Botteghe storiche, la ricetta di Olivi

L'assessore: ecco le nuove regole per agevolare il commercio più tradizionale



ROVERETO. «Non è vero che non si sono strumenti per cercare di difendere le «vecchie botteghe» e in generale i centri storici dall'assalto di banche e agenzie immobiliari. La legge provinciale sul commercio dà delle possibilità importanti ai comuni: non riduciamo tutto a una targa sui vecchi negozi, che è importante ma è ovvio che non potrebbe bastare». Parola di Alessandro Olivi, che la legge che porta il suo nome, ovviamente la conosce. L'assessore provinciale prende le mosse dal servizio del Trentino sui negozi storici spariti negli ultimi anni. In gran parte sostituiti da punti vendita in franchising.

Altri negozi sono rimasti desolatamente chiusi. Probabilmente in attesa che si faccia vivo qualcuno in grado di spendere per l'affitto dei locali quello che un mercato ormai irrealistico pretende. L'effetto è che la città perde non solo pezzi di storia sociale e popolare, ma anche un po' alla volta la propria peculiarità, quello che la fa diversa dalle altre migliaia di cittadine di pari dimensioni d'Italia e di Europa.

Le regole ci sono. «In verità - dice Olivi - qualcosa da fare c'è e mi preme sottolinearlo. Perchè credo sia vero che il commercio è fondamentale per mantenere la vita nei centri storici. E perchè i negozi tradizionali e tipici sono un elemento importante di un commercio che abbia valore come elemento turistico. Lo strumento principale è rimesso ai comuni: la possibilità di vincolare urbanisticamente le destinazioni d'uso commerciale in aree precise della città. Per capirci, stabilire che in una determinata zona urbana, come potrebbe essere il centro storico o una parte di esso, la destinazione dei piani terra non sia più genericamente a terziario, ma a commercio vero e proprio. In questo modo la sostituzione dei negozi con banche, agenzie e uffici vari non sarebbe più possibile. E si otterrebbe anche un importante effetto calmieratore sul mercato degli affitti: una banca, per fare un esempio, può pagare molto più di un qualsiasi negozio. E questo può finire per spingere i costi oltre il limite sostenibile, tanto che si vedono spazi anche importanti che restano vuoti».

Il ruolo dei Comuni. Tocca ai comuni, insomma. «Certo: noi abbiamo previsto lo strumento e la possibilità, ma non può essere la Provincia a decidere se e in che aree sia opportuno porre vincoli urbanistici». Spunto che per ora l'amministrazione comunale di Rovereto non ha ritenuto di cogliere, anche se in verità - spiega l'assessore Robol - solo perchè non ne aveva consapevolezza. «Non ne abbiamo mai parlato, ma effettivamente inserire questa previsione nelle norme attuative del Prg potrebbe essere interessante.
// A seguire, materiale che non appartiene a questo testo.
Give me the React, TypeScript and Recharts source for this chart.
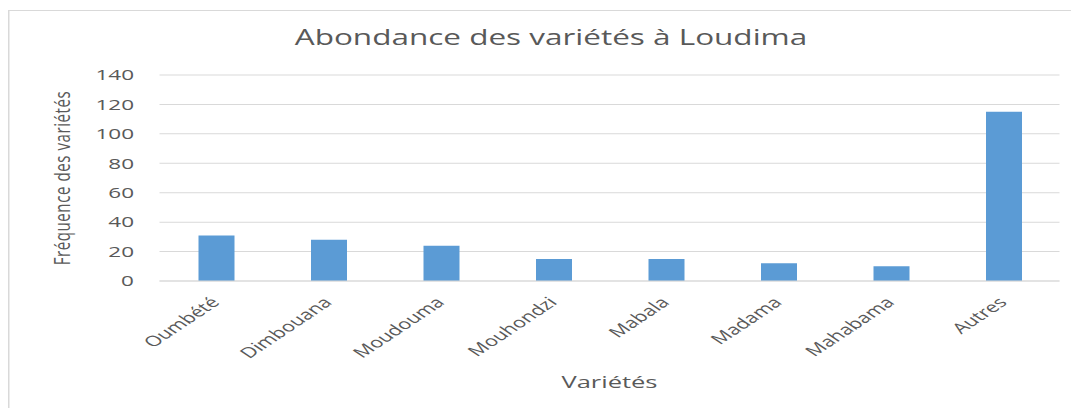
import React from 'react';
import { BarChart, Bar, XAxis, YAxis, CartesianGrid, Customized } from 'recharts';

const categories = ['Oumbété', 'Dimbouana', 'Moudouma', 'Mouhondzi', 'Mabala', 'Madama', 'Mahabama', 'Autres'];
const frequencies = [31, 28, 24, 15, 15, 12, 10, 115];
const yTicks = [0, 20, 40, 60, 80, 100, 120, 140];
const chartTitle = 'Abondance des variétés à Loudima';
const xTitle = 'Variétés';
const yTitle = 'Fréquence des variétés';

const data = categories.map((c, i) => ({ name: c, value: frequencies[i] }));

const FONT = "'Open Sans', sans-serif";
const TEXT = '#595959';
const GRID = '#d9d9d9';
const BAR = '#5b9bd5';

const Titles = () => (
  <g fontFamily={FONT} fill={TEXT}>
    <text x={361} y={34} textAnchor="middle" fontSize={21}>{chartTitle}</text>
    <text x={400} y={377} textAnchor="middle" fontSize={17}>{xTitle}</text>
    <text
      x={35}
      y={167}
      textAnchor="middle"
      dominantBaseline="central"
      fontSize={15}
      letterSpacing={0.6}
      transform="rotate(-90, 35, 167)"
    >
      {yTitle}
    </text>
  </g>
);

export default function App() {
  return (
    <div style={{ width: 1071, height: 398, marginTop: 2, overflow: 'hidden' }}>
      <div
        style={{
          width: 714,
          height: 397,
          transform: 'scaleX(1.5)',
          transformOrigin: '0 0',
          borderTop: `1px solid ${GRID}`,
          borderLeft: `1px solid ${GRID}`,
          background: '#fff',
        }}
      >
        <BarChart
          width={714}
          height={397}
          data={data}
          margin={{ top: 64, right: 14, left: 40, bottom: 57 }}
        >
          <CartesianGrid vertical={false} stroke={GRID} />
          <XAxis
            dataKey="name"
            interval={0}
            tickLine={false}
            axisLine={{ stroke: GRID }}
            tickSize={0}
            tickMargin={15}
            height={70}
            tick={{ angle: -45, textAnchor: 'end', fontSize: 14.5, fill: TEXT, fontFamily: FONT, dx: -4 }}
          />
          <YAxis
            domain={[0, 140]}
            ticks={yTicks}
            width={60}
            tickLine={false}
            axisLine={false}
            tickSize={0}
            tickMargin={17}
            tick={{ fontSize: 15, fill: TEXT, fontFamily: FONT }}
          />
          <Bar dataKey="value" fill={BAR} barSize={24} isAnimationActive={false} />
          <Customized component={Titles} />
        </BarChart>
      </div>
    </div>
  );
}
Porterò la cosa all'attenzione dei tecnici e della giunta e valuteremo. So della possibilità prevista dalla legge Olivi di derogare nei centri storici ai limiti per i negozi di grandi dimensioni, più rigidi nelle periferie. Ma è un automatismo: questo aspetto della tutela urbanistica dei negozi non lo avevamo preso in considerazione».

In effetti anche Olivi ricorda tra le misure per rilanciare i centri anche la deroga, solo nei centri storici, le restrizioni che colpiscono i centri commerciali: i negozi con più di 800 metri di superficie. «Non è discorso che riguarda le botteghe tradizionali, ma il commercio in genere. Nella convinzione appunto che sia indispensabile per tenere vita ed attività economiche nei centri storici. Oggi un «centro commerciale», magari pensato come outlet dei prodotti tipici locali ma anche come consorzio di più negozi di un settore meno tipico, sarebbe possibile in centrocittà e non più in periferia. E' una occasione che diamo alle imprese, convinti che come accade in tutto il Nord Europa, non sia una bestemmia pensare a centri commerciali e comunque a negozi di grandi dimensioni nel cuore delle città». Infine c'è il discorso dei sostegni alle botteghe storiche vere e proprie.

Le botteghe storiche. «Abbiamo fissato i criteri in base ai quali selezionarle e demandato ai comuni il compito di farne il censimento. Ma la legge prevede anche degli incentivi economici. Penso al contributo del 15 per cento, al posto del 7,5 che spetta agli altri negozi, per l'ammodernamento dell' attrezzatura. Oltre alla valorizzazione con una pubblicizzazione mirata. Qualche strumento concreto, c'è. Ed è una strada sulla quale credo sia giusto proseguire».